- **Written task**:
From the records below, please print only the lines from the one containing "Write the matplotlib code for this chart." through the one containing "ax = fig.add_axes([0.107, 0.063, 0.893, 0.904])", both included. Skip the pictures.

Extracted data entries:
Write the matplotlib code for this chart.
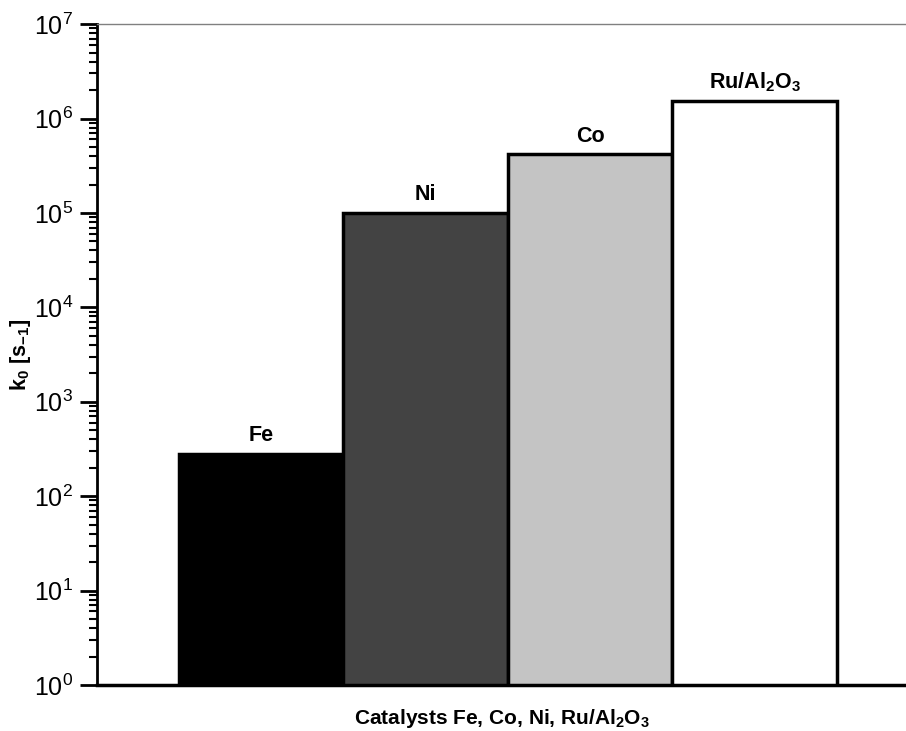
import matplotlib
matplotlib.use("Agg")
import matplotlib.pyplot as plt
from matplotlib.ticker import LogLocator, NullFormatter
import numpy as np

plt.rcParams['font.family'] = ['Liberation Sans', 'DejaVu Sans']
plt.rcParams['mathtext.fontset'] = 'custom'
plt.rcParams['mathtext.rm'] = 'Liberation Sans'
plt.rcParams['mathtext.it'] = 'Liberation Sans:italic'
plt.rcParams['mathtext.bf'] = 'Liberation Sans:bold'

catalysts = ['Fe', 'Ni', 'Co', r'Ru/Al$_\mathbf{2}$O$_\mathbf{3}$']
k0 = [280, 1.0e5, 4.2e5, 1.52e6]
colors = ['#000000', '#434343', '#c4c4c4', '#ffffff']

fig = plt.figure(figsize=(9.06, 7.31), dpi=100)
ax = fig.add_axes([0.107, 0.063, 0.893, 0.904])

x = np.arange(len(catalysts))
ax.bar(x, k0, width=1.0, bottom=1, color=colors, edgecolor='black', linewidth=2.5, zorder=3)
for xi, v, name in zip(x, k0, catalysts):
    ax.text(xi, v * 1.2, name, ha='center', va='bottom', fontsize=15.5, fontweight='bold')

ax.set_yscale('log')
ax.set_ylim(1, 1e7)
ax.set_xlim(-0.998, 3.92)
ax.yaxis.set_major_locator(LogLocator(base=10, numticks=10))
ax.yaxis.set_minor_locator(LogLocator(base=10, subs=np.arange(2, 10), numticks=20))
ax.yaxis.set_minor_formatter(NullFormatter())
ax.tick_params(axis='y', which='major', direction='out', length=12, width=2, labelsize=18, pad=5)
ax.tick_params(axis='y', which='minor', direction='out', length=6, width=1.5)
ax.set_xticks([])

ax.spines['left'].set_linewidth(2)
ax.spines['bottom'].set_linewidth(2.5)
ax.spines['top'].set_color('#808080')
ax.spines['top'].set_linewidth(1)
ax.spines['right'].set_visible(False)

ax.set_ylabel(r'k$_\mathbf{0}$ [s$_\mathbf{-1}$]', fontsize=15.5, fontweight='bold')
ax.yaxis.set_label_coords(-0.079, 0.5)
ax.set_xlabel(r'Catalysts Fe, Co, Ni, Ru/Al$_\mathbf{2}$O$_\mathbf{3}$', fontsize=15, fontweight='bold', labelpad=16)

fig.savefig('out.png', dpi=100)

==

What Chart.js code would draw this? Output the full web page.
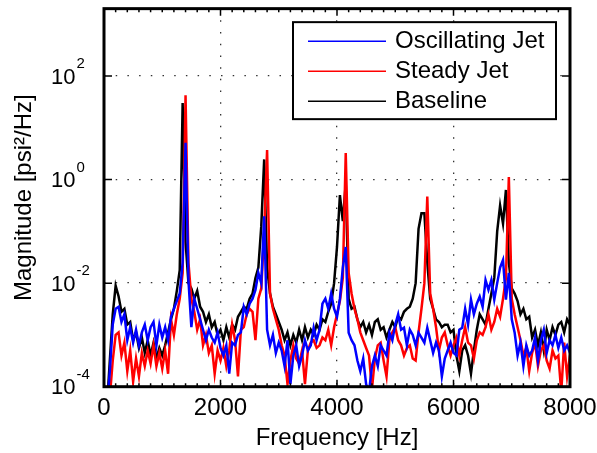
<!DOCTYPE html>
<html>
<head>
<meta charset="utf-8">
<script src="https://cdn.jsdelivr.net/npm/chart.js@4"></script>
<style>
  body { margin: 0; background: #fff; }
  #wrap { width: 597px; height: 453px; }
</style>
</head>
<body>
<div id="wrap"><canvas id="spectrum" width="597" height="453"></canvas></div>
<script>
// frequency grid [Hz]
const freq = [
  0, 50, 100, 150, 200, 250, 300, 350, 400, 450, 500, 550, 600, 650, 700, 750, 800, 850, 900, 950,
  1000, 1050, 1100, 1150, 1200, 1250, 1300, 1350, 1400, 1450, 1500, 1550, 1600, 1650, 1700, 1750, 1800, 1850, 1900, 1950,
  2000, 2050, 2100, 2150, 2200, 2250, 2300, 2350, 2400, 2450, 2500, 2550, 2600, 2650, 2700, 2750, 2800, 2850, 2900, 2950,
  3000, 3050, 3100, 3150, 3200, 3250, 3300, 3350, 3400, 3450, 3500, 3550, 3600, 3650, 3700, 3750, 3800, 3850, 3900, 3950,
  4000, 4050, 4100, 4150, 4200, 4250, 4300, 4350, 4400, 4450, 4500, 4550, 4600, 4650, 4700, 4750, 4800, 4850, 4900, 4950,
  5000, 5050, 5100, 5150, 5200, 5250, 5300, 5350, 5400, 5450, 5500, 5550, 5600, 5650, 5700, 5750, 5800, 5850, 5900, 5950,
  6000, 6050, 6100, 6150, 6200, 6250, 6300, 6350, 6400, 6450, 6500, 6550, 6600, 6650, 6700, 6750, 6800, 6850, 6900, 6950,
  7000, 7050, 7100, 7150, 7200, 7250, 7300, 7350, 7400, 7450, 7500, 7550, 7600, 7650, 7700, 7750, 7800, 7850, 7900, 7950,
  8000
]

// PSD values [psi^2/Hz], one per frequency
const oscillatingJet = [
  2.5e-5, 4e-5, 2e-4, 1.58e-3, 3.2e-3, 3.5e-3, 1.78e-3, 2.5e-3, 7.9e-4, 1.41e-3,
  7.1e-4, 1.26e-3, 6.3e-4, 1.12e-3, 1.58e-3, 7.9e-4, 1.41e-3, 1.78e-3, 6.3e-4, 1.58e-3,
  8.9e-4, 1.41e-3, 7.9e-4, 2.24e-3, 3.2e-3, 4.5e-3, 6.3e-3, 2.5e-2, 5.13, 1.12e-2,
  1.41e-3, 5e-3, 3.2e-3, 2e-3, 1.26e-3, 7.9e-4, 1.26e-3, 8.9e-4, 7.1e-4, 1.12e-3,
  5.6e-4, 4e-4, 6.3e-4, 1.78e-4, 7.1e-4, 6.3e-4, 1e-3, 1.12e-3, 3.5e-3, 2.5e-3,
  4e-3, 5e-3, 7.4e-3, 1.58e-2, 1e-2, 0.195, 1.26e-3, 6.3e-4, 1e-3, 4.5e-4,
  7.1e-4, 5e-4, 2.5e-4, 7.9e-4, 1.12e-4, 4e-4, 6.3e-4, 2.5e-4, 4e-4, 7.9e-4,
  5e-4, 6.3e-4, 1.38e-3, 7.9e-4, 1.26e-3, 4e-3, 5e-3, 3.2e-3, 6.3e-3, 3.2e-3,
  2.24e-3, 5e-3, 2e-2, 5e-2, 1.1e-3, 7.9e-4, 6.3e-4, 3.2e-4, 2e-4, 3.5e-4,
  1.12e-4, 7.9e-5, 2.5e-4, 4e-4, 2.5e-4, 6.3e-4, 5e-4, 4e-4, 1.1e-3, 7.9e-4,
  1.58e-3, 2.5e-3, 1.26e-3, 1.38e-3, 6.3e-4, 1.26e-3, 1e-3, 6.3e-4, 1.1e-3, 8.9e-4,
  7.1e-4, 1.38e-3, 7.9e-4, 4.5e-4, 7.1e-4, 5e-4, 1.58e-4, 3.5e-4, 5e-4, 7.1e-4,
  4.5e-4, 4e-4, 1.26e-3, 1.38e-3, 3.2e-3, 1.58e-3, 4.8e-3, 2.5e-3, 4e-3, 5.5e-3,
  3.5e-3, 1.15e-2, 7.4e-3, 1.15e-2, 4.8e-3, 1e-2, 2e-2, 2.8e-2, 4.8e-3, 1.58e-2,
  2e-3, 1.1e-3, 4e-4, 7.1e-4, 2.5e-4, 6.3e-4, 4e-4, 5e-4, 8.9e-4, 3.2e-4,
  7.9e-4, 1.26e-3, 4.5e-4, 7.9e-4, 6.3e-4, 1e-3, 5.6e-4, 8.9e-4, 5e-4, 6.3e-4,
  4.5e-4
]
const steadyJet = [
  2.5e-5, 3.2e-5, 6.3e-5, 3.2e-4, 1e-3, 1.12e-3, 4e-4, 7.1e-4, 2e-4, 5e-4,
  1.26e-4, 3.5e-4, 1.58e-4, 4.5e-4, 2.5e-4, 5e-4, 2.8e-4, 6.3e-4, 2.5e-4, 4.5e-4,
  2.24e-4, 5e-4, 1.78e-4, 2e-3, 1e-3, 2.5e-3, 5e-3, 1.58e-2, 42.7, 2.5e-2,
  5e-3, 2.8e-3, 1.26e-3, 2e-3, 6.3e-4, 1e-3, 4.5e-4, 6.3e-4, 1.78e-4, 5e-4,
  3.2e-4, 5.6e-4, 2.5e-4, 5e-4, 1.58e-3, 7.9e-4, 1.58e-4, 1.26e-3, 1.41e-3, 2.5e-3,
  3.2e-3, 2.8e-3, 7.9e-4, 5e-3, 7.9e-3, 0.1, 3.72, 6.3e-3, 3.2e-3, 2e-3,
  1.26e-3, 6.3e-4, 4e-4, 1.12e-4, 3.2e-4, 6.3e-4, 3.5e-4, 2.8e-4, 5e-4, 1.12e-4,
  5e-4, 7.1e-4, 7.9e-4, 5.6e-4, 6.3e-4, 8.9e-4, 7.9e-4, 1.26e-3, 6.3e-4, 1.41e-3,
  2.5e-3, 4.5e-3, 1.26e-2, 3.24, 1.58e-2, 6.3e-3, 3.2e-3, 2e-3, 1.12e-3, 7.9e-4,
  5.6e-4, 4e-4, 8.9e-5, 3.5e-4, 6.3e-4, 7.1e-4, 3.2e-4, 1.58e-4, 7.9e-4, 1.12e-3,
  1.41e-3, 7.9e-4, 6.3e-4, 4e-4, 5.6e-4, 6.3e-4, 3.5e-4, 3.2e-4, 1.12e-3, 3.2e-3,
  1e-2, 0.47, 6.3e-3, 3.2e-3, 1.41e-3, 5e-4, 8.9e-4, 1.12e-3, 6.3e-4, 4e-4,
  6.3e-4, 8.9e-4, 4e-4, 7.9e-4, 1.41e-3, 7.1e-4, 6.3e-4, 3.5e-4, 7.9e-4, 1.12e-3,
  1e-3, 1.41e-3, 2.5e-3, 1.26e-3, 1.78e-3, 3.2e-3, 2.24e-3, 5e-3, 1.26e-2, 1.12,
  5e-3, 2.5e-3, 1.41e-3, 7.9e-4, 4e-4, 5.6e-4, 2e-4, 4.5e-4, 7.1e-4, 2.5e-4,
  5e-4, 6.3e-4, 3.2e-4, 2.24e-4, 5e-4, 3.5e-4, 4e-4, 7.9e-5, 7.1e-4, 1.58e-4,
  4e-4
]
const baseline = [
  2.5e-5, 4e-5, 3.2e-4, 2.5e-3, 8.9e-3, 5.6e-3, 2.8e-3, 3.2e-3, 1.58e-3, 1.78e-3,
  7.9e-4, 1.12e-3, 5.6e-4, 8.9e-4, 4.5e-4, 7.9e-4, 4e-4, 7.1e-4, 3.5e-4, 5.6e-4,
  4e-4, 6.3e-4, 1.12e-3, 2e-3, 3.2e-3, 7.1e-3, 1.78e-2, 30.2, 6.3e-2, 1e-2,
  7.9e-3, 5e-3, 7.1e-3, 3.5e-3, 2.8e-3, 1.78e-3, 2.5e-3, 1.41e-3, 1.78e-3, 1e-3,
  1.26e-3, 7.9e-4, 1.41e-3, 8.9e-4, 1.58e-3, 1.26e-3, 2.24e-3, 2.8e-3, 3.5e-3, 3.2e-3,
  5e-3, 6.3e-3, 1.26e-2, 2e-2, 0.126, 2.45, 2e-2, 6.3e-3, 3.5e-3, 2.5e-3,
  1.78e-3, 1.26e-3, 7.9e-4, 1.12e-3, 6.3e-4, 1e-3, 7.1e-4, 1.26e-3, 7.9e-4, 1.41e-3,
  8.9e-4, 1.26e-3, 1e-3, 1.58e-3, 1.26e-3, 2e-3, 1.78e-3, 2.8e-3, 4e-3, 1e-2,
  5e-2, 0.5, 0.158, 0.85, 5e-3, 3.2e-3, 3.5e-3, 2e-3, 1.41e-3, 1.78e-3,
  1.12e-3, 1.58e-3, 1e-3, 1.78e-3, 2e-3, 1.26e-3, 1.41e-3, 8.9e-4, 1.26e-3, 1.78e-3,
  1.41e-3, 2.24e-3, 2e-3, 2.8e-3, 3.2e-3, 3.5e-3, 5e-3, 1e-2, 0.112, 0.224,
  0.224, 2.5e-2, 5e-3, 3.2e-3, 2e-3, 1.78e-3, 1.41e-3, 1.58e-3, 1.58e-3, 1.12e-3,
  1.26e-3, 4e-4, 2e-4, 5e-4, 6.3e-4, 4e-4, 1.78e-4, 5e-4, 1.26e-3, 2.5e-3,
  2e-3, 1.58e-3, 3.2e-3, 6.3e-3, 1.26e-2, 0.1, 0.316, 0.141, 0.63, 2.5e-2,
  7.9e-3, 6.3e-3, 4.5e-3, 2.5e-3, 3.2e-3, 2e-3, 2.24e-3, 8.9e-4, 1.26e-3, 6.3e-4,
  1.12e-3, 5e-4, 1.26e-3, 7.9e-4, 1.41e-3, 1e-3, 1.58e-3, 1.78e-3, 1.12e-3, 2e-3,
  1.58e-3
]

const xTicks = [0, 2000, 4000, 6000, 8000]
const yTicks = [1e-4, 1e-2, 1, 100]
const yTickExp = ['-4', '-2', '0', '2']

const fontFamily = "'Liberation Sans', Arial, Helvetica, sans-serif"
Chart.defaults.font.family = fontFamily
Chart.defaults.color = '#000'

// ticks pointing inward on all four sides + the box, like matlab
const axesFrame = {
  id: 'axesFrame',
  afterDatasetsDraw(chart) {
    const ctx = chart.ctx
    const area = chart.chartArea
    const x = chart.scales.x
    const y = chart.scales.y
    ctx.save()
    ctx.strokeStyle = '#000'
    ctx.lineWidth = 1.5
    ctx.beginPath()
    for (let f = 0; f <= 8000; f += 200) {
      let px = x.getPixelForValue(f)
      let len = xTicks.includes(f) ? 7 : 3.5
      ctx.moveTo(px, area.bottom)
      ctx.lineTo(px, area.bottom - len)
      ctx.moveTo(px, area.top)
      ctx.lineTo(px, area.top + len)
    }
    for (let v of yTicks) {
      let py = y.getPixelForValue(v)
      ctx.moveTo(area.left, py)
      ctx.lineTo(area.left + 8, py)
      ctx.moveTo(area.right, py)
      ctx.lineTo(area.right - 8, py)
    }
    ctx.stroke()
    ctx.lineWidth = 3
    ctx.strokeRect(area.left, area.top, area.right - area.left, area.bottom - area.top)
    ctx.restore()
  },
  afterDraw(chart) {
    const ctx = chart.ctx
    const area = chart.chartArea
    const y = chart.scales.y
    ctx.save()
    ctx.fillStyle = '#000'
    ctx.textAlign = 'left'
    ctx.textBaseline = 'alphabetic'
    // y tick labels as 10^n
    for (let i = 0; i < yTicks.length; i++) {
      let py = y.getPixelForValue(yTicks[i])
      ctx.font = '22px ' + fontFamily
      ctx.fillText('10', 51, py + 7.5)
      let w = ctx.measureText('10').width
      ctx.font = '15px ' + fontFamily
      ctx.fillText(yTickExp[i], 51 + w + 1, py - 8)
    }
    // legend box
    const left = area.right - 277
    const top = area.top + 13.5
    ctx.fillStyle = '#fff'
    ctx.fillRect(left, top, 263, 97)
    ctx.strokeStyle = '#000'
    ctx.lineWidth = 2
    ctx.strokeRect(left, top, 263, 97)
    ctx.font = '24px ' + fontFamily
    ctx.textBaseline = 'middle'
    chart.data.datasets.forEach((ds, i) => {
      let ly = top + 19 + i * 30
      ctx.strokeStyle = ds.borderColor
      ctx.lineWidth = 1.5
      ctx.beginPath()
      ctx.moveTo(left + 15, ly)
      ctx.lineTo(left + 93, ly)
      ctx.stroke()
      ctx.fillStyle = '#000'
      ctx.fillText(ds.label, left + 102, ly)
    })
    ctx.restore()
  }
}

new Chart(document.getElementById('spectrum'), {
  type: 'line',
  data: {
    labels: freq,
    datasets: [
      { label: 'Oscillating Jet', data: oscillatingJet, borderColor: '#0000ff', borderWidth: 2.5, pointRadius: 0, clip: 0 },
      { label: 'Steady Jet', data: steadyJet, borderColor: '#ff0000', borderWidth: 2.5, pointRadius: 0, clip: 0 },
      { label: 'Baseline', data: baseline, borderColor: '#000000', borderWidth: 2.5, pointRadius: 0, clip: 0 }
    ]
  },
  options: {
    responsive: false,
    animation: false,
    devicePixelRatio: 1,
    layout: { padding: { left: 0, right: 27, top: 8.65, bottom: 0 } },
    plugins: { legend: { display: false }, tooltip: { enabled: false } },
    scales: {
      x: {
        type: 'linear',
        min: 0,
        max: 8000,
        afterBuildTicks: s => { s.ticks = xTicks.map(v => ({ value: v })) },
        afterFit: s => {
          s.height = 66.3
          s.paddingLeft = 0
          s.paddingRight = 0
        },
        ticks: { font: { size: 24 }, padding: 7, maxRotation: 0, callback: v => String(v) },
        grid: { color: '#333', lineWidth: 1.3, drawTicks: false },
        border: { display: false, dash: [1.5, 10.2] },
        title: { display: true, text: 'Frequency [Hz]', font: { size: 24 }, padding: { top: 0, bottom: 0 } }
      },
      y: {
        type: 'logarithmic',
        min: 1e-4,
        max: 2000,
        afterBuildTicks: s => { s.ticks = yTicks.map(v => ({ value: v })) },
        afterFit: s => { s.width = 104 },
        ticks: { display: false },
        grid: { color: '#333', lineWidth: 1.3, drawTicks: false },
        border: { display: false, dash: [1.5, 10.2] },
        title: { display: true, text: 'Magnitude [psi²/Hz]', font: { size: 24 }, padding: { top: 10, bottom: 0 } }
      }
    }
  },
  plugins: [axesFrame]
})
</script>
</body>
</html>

- **Expected answer**:
Write the matplotlib code for this chart.
import matplotlib
matplotlib.use("Agg")
import matplotlib.pyplot as plt
from matplotlib.ticker import LogLocator, NullFormatter
import numpy as np

plt.rcParams['font.family'] = ['Liberation Sans', 'DejaVu Sans']
plt.rcParams['mathtext.fontset'] = 'custom'
plt.rcParams['mathtext.rm'] = 'Liberation Sans'
plt.rcParams['mathtext.it'] = 'Liberation Sans:italic'
plt.rcParams['mathtext.bf'] = 'Liberation Sans:bold'

catalysts = ['Fe', 'Ni', 'Co', r'Ru/Al$_\mathbf{2}$O$_\mathbf{3}$']
k0 = [280, 1.0e5, 4.2e5, 1.52e6]
colors = ['#000000', '#434343', '#c4c4c4', '#ffffff']

fig = plt.figure(figsize=(9.06, 7.31), dpi=100)
ax = fig.add_axes([0.107, 0.063, 0.893, 0.904])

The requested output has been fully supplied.